The Feast of Stephen: Sermon preached at the Eucharist, Sherborne Abbey, on Sunday, 26 December 2021 by Canon Charles Mitchell-Innes. (Acts 7: 51 – 60; Matthew 10: 17 – 22)
Good King Wenceslas, we are told, “looked out on the feast of Stephen.”
I like the idea of his looking out, presumably from his palace, because it ties in with what little we know for sure of this ruler’s approach to his duties and responsibilities. He was Duke of Bohemia in central Europe, in the 10th century, and was by all accounts actively engaged in charitable works amongst his subjects, visiting widows, orphans and prisoners and assisting them where he could. We can visualize him gazing out, observing his people’s comings and goings, eager to see if anything was amiss. So it is no surprise that in John Mason Neale’s mid-19th century carol he notices a poor man gathering winter fuel and is determined to help him. Now you should know that this incident is nowhere recorded; the story was woven by Neale himself as being typical of Wenceslas’ generous and unselfish characteristics, and is true to them.
The carol has sometimes been criticized for its literary quality – probably about B-; certainly the couplet:
“Thou shalt find the winter’s rage
Freeze thy blood less coldly”
is not one of Neale’s most felicitous.
But what he does is paint a vivid picture of a snow-filled mountain landscape in the depths of winter – a scene through which the monarch and his page fight their way to reach the poor man’s dwelling, and bring him “flesh and wine” and pine-logs for a fire. The story is also given immediacy and a strong forward thrust by the dialogue between “page and monarch.” The carol has also been helped on its way by its coupling with a robust and, at the time, recently rediscovered 16th century tune. But for Neale the important aspect of his story was the overtly expressed moral with which it culminates:
“Ye who now will bless the poor
Shall yourselves find blessing.”
Duke, later granted the title King, Wenceslas “looked out” for other people. That is why he became a saint after his death.
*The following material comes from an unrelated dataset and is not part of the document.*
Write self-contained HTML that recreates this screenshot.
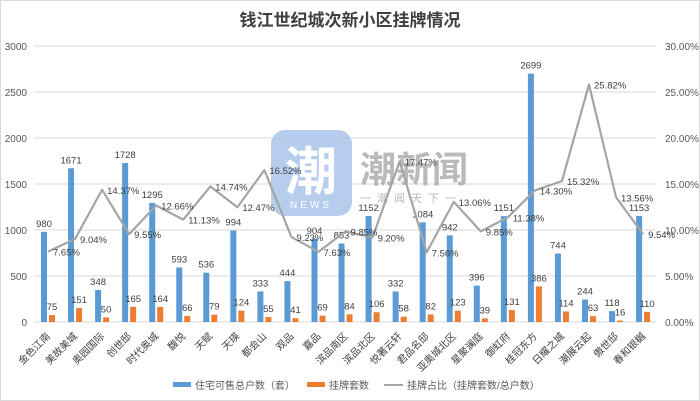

Why did John Mason Neale, an Anglican high-churchman, set his story on St Stephen’s day? It could be that he wished to provide something substantial to the otherwise thin musical offerings available for the various saints’ days between Christmas and Epiphany. But I suspect there was something else as well: he saw a similarity between his protagonist in the carol and Stephen himself. Crucially, both had charitable hearts. Stephen was one of the seven original deacons appointed by the Apostles, in the years after Jesus’ death, to distribute alms to the faithful, especially to the poor, the widows and orphans – you see the connection. He also preached – and how! Our reading from Acts today just catches the end of his fiery speech to the Jews, affirming that God does not depend on the Temple, a temporary institution to be superseded and fulfilled by Christ himself, who alone can open the way to God.
The coup de grâce of this oration was to accuse his audience, and their whole race historically, of putting their prophets to death, thus resisting the Holy Spirit, and culminating in the execution of Jesus, the Righteous One. At that, they took Stephen outside the walls and stoned him for blasphemy. There was no trial; it was effectively a lynching. But his death, as the first Christian martyr, had far-reaching consequences which he could not have been aware of. He became the archetype of all those thousands thereafter who were prepared to die for their faith in Christ, standing up for the right against persecution and in the face of extreme danger.
Two things stand out from the account of his death in Acts, both of which have had great impact subsequently. First, he forgave his murderers: “Lord, do not hold this sin against them.” He died without bitterness, no doubt remembering Jesus’ words, “Father, forgive them, for they know not what they do,” referring to his executioners (Luke 23: 24). Second, he had sure confidence in his immediate reception into God’s kingdom: “Behold, I see the heavens opened, and the Son of Man standing at the right hand of God.” When, five centuries later, Archbishop Thomas Cranmer was being burned at the stake, he used these words, and those watching knew where they came from and what they signified.
We only know about Stephen what we read in Acts. He may not have been an easy man, and did not mince his words; but he was great-hearted, courageous, magnanimous even in death. He stood up for what he believed and acted upon it. And what he believed came from God and reflected, from Jesus, a passionate care for others, and for the truth. Like Wenceslas he looked out – outwards towards others wherever he observed need and distress. Those were the people he “looked out” for. That was because he also looked upwards, “gazed into heaven.”
I would suggest that to look out and to look up are still the most important characteristics that we, as Christians, are aiming to achieve – and act upon.